Above that group, o'erarched from tree to tree,

Thick garlands hung their odorous canopy.

'Pomp of cloud'—'reflects its lustre'—'worthy centre'—'odorous canopy'; these are just the phrases that nobody would write who took the trouble to think. And why in the world should poor King Arthur be compared to the moon? He has been much misrepresented by many poets; he was a semi-barbarous Welshman, whom our Somersetshire men drove into the sea down by Tintagel: but he has had a sacer vates, and we do not see why he should be subjected to inferior treatment. Is there anything in the contemporary Arthurean verse that approaches Sir Ector's lament over Sir Launcelot of the Lake—Achilles of the Arthurean Iliad?... 'Ah Sir Launcelot, thou wert head of all Christian Knights.... And thou wert the courteousest knight that ever bore shield. And thou wert the truest friend to thy lover of a sinful man that ever loved woman. And thou wert the kindest man that ever struck with sword. And thou wert the goodliest person that ever came among press of knights. And thou wert the meekest man and the greatest that ever ate in hall among ladies. And thou wert the truest knight to thy mortal foe that ever put spear in rest.' So says the old poet. Can Lord Lytton or Mr. Alfred Tennyson approach him? Can Homer beat him? The illustrations of this edition are scarcely worthy of the poem.

The Iliad of Homer. Translated by J. G. Cordery. Rivingtons.

Englishing Homer has of late been a general occupation with men of letters, and we should be the last to object to it. We delight in Homer. We rather dislike the effeminate treatment which some of his myths have met at the hands of one or two eminent modern poets. We hold that there is more in the sonorous swing of those demiurgic dactyls than the contemporary writers of blank verse can quite comprehend. Erratic enough are we to hold that there was one Homer, not many—that no purpurei panni of Peisistratus were interwoven with his cloth of gold—that he was an isolated leader of thought. Certain also are we that his influence is in these days much needed, and that his Greek ideas are of great service to modern Englishmen; his strength and simplicity are things we possess and admire; many an Achilles has led the forlorn hope for England, and many an Odysseus has been a F.R.G.S. There is nothing more remarkable in Homer than what we shall venture to call his Englishness. Hence, from one point of view the late Earl of Derby translated him well; for the Earl was an Englishman every inch, and, as we have heretofore said in these pages, the Hector of the Tory Troy.
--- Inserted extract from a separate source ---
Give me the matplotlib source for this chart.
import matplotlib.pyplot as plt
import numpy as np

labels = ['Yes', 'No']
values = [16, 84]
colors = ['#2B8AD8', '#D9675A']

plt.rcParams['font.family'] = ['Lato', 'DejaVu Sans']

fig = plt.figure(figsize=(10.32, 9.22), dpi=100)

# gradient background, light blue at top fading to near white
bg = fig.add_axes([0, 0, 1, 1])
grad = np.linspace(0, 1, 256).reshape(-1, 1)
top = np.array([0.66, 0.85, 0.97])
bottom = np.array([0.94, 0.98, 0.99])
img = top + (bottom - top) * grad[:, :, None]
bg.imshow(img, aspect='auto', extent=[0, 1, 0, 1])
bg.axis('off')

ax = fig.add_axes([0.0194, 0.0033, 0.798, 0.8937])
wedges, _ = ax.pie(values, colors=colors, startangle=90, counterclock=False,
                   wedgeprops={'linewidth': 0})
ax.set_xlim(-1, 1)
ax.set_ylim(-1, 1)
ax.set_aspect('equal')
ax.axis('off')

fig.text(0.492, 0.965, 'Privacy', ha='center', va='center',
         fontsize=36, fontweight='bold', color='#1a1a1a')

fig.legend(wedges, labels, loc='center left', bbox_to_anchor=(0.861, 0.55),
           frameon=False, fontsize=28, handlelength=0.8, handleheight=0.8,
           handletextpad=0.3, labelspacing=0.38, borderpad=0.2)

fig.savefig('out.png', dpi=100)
But as the Earl was not a poet, he could not exactly render as he ought to be rendered the supreme poet of the pagan past. Lord Derby saw in him the part which is visible to the English legislator and landowner. There is a good deal more than this in Homer scarcely comprehensible by the race whose motto is sans changer. There are unfathomable depths of poetic philosophy in those two oceans of thought which we call the 'Iliad' and 'Odyssey.' The key-note is struck in Διὸς δ' ἐτελείετο βουλή : throughout Homer we find the will of the supreme Divinity always manifested.

It is, we believe, this coincidence of English with Hellenic ideas which causes so many men of different types to find pleasure in Homer. Think of the chasm between Pope and the "sick vulture," or even between Lord Derby and the poet Worsley. The theme is tempting, but space avails not; we must say a word or two on Mr. Cordery's 'Iliad.' He seems, so far as we have followed him, to know his Greek excellently well; but he assuredly does not know the power and capacity of English blank verse. The rhythmic weapon, the most difficult we know, is not within his power to wield. Thus he commences the 'Iliad'—those lines which, as Lord Macaulay would say, 'every schoolboy knows'—

'Sing, goddess, of Achilles, Peleus' son

The wrath that rose disastrous, and the cause

Of woes unnumbered to Achaia's host,' &c.

The first few lines suffice. Here is a writer who cannot wield the metre he has chosen. This being so, we find it undesirable to enter farther into any discussion of the merits of his version, and shall content ourselves with giving conscientious praise to his loving and patient attempt to do a great work which is beyond his height of attainment. This is not contemptuous nor careless criticism. Not yet has Homer been done into English. Will any future translator give us Homer's unutterable music, Homer's unfathomable thought?